Posted by: Crid at May 30, 2007 11:36 PM

Unfortunately, neither this nor some type of literacy test would ever pass muster with the courts...

Unfortunate indeed. What about the "hare/hunter/field" test?

2. You must own property.

Out of the box and into the fire! Well, I wasn't expecting an advocate for feudalism. Poor Democracy: your children have abandoned you! But my love is still true, babe.

Why are you in "Zulu Time"? It's "Pygmy Hour" here on the westside.

For work, naturally. I usually have to be dragged by force to exotic new locations.

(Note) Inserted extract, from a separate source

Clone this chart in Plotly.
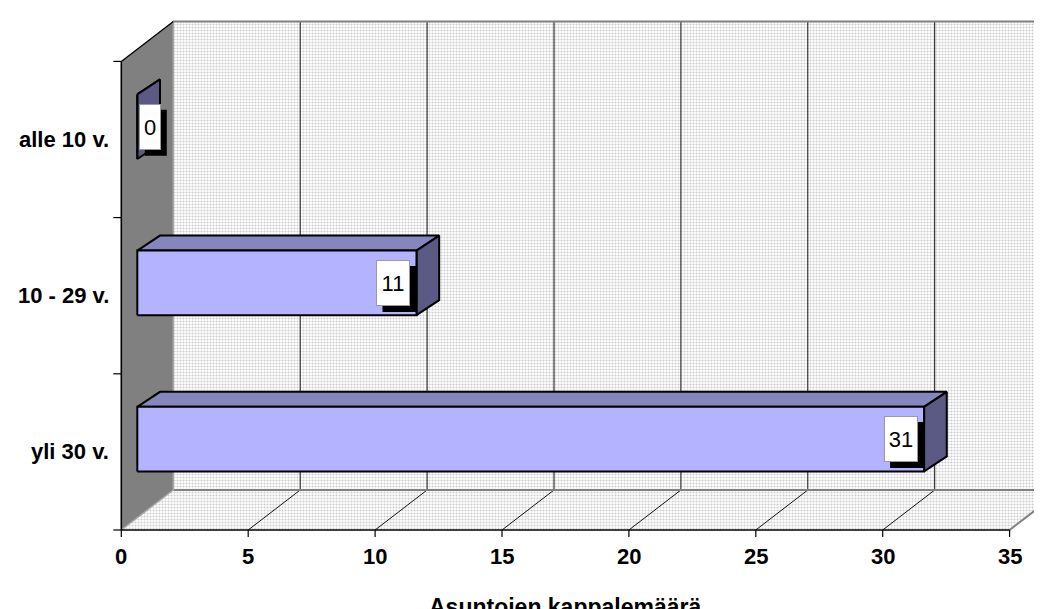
import plotly.graph_objects as go

# ---------------- data ----------------
categories = ["yli 30 v.", "10 - 29 v.", "alle 10 v."]
values = [31, 11, 0]
x_ticks = [0, 5, 10, 15, 20, 25, 30, 35]
x_tick_labels = ["0", "5", "10", "15", "20", "25", "30", "35"]
x_title = "Asuntojen kappalemäärä"

# ---------------- scale set-up (axes span the whole figure) ----------------
W, H = 1042, 609
X0_PX = 113.3   # pixel column of value 0 on the front plane
Y0_PX = 522.0   # pixel row of the front floor edge
XPX = 25.38     # pixels per value unit
YPX = 156.2     # pixels per category band


def ux(px):
    return px / XPX


def uy(px):
    return px / YPX


x_range = [-X0_PX / XPX, (W - X0_PX) / XPX]
y_lo = -0.5
y_hi = y_lo + len(categories)
y_range = [y_lo - (H - Y0_PX) / YPX, y_lo + Y0_PX / YPX]
XMAX = x_ticks[-1]

DEP_X, DEP_Y = ux(52), uy(40)            # depth of the walls
BAR_OFF_X, BAR_OFF_Y = ux(16), uy(12.8)  # bar front face position in depth
BAR_DEP_X, BAR_DEP_Y = ux(22.7), uy(15)  # bar thickness in depth
BAR_HALF = uy(32.3)                      # half height of a bar

FONT = "Liberation Sans, Arial, sans-serif"
PATTERN = dict(shape=".", bgcolor="white", fgcolor="#9a9a9a", size=3, solidity=0.4)

fig = go.Figure()


def poly(xs, ys, fill=None, line_color="rgba(0,0,0,0)", width=0, pattern=None):
    kw = dict(x=list(xs) + [xs[0]], y=list(ys) + [ys[0]], mode="lines",
              line=dict(color=line_color, width=width),
              hoverinfo="skip", showlegend=False)
    if fill is not None or pattern is not None:
        kw["fill"] = "toself"
        kw["fillcolor"] = fill if fill is not None else "white"
    if pattern is not None:
        kw["fillpattern"] = pattern
    fig.add_trace(go.Scatter(**kw))


def lines(segs, color, width):
    xs, ys = [], []
    for (xa, ya, xb, yb) in segs:
        xs += [xa, xb, None]
        ys += [ya, yb, None]
    fig.add_trace(go.Scatter(x=xs, y=ys, mode="lines",
                             line=dict(color=color, width=width),
                             hoverinfo="skip", showlegend=False))


x_far = x_range[1] + 3
# back wall
poly([DEP_X, x_far, x_far, DEP_X],
     [y_lo + DEP_Y, y_lo + DEP_Y, y_hi + DEP_Y, y_hi + DEP_Y], pattern=PATTERN)
# floor
poly([0, XMAX, XMAX + DEP_X, DEP_X],
     [y_lo, y_lo, y_lo + DEP_Y, y_lo + DEP_Y], pattern=PATTERN)
# left wall
poly([0, 0, DEP_X, DEP_X],
     [y_lo, y_hi, y_hi + DEP_Y, y_lo + DEP_Y], fill="#808080")

# gridlines on back wall and floor
lines([(v + DEP_X, y_lo + DEP_Y, v + DEP_X, y_hi + DEP_Y) for v in x_ticks[1:]], "#111111", 1)
lines([(v, y_lo, v + DEP_X, y_lo + DEP_Y) for v in x_ticks[1:-1]], "#111111", 1)

# wall edges
lines([(DEP_X, y_hi + DEP_Y, x_far, y_hi + DEP_Y),
       (DEP_X, y_lo + DEP_Y, x_far, y_lo + DEP_Y),
       (XMAX, y_lo, XMAX + DEP_X, y_lo + DEP_Y)], "#808080", 2)
lines([(0, y_lo, DEP_X, y_lo + DEP_Y),
       (DEP_X, y_lo + DEP_Y, DEP_X, y_hi + DEP_Y)], "#a8a8a8", 1.5)
lines([(0, y_hi, DEP_X, y_hi + DEP_Y)], "#000000", 1.3)

# front axes and ticks
lines([(0, y_lo, XMAX, y_lo), (0, y_lo, 0, y_hi)], "#000000", 1.6)
lines([(v, y_lo, v, y_lo - uy(7)) for v in x_ticks], "#000000", 1.2)
lines([(0, y_lo + k, -ux(8), y_lo + k) for k in range(len(categories) + 1)], "#000000", 1.2)

# bars
for i, v in enumerate(values):
    x0, x1 = BAR_OFF_X, v + BAR_OFF_X
    yc = i + BAR_OFF_Y
    y0, y1 = yc - BAR_HALF, yc + BAR_HALF
    poly([x0, x1, x1 + BAR_DEP_X, x0 + BAR_DEP_X],
         [y1, y1, y1 + BAR_DEP_Y, y1 + BAR_DEP_Y], fill="#8686BE",
         line_color="#000000", width=2)
    poly([x1, x1, x1 + BAR_DEP_X, x1 + BAR_DEP_X],
         [y1, y0, y0 + BAR_DEP_Y, y1 + BAR_DEP_Y], fill="#5A5A84",
         line_color="#000000", width=2)
    poly([x0, x1, x1, x0], [y0, y0, y1, y1], fill="#B3B3FF",
         line_color="#000000", width=2)

annotations = []
shapes = []
BOX_H = 46
SHADOW = 6
# data labels with drop shadow
for i, v in enumerate(values):
    txt = str(v)
    box_w = 10 + 12 * len(txt)
    yc = i + BAR_OFF_Y
    x1 = v + BAR_OFF_X
    if v > 0:
        anchor, shift = "right", -6
        left_px = shift - box_w
    else:
        anchor, shift = "left", 1.5
        left_px = shift
    shapes.append(dict(type="rect", xref="x", yref="y", xsizemode="pixel",
                       ysizemode="pixel", xanchor=x1, yanchor=yc,
                       x0=left_px + SHADOW, x1=left_px + box_w + SHADOW,
                       y0=-BOX_H / 2 - SHADOW, y1=BOX_H / 2 - SHADOW,
                       fillcolor="#000000", line=dict(width=0), layer="above"))
    annotations.append(dict(x=x1, y=yc, xref="x", yref="y", text=txt, showarrow=False,
                            xanchor=anchor, yanchor="middle", xshift=shift,
                            width=box_w - 2, height=BOX_H - 2, borderpad=0,
                            align="center", valign="middle", bgcolor="#FFFFFF",
                            borderwidth=1, bordercolor="#9a9a9a",
                            font=dict(family=FONT, size=22, color="#000000")))

# category labels
for i, c in enumerate(categories):
    annotations.append(dict(x=0, y=i, xref="x", yref="y", text="<b>%s</b>" % c,
                            showarrow=False, xanchor="right", yanchor="middle",
                            xshift=-10, font=dict(family=FONT, size=22, color="#000000")))
# x tick labels
for v, t in zip(x_ticks, x_tick_labels):
    annotations.append(dict(x=v, y=y_lo, xref="x", yref="y", text="<b>%s</b>" % t,
                            showarrow=False, xanchor="center", yanchor="middle",
                            yshift=-26, font=dict(family=FONT, size=22, color="#000000")))
# axis title
annotations.append(dict(x=(x_ticks[0] + x_ticks[-1]) / 2, y=y_lo, xref="x", yref="y",
                        text="<b>%s</b>" % x_title, showarrow=False,
                        xanchor="center", yanchor="middle", yshift=-77,
                        font=dict(family=FONT, size=23, color="#000000")))

fig.update_layout(
    width=W, height=H,
    margin=dict(l=0, r=0, t=0, b=0),
    paper_bgcolor="white", plot_bgcolor="white",
    showlegend=False, hovermode=False,
    xaxis=dict(range=x_range, visible=False, fixedrange=True),
    yaxis=dict(range=y_range, visible=False, fixedrange=True),
    annotations=annotations,
    shapes=shapes,
)

fig.write_html("out.html")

Fortunately, Fate frequently obliges in our little role playing game.

Posted by: Paul Hrissikopoulos at May 31, 2007 12:05 AM

I like the two-party system for the way it cuts fanatics out of the action.

The flipside is that it generally seems to force the major parties to pander at least somewhat to fanatical wings.

If, for instance, the Christian Coalition had their own semi-viable third party, wouldn't the Republican party be a lot better off?

The CC might still win a couple seats, but arguably be less influential overall.

Posted by: LYT at May 31, 2007 12:20 AM

doobie, "education" isn't underfunded - its allocation is just trash. And, of course, there is no link whatsoever to spending per pupil and results. But that's another thread.

Posted by: Radwaste at May 31, 2007 7:44 AM

> to pander at least somewhat
> to fanatical wings.

Well, "somewhat" is all the pandering they deserve. Even obsessives deserve a little attention. Just because a guy's an asshole doesn't mean we get to ignore him completely.

Posted by: Crid at May 31, 2007 9:19 AM

>doobie, "education" isn't underfunded

Then tell Bill Gates, who made that assertion, that he's full of shit.

Posted by: Doobie at May 31, 2007 5:21 PM

Seperation of School and State.

How much doobie do you have to smoke to think the gubment is doing a good job raising your children and they should get more money to "socialize" them. They barely pretend to teach anymore.

The whole system should be disbanded.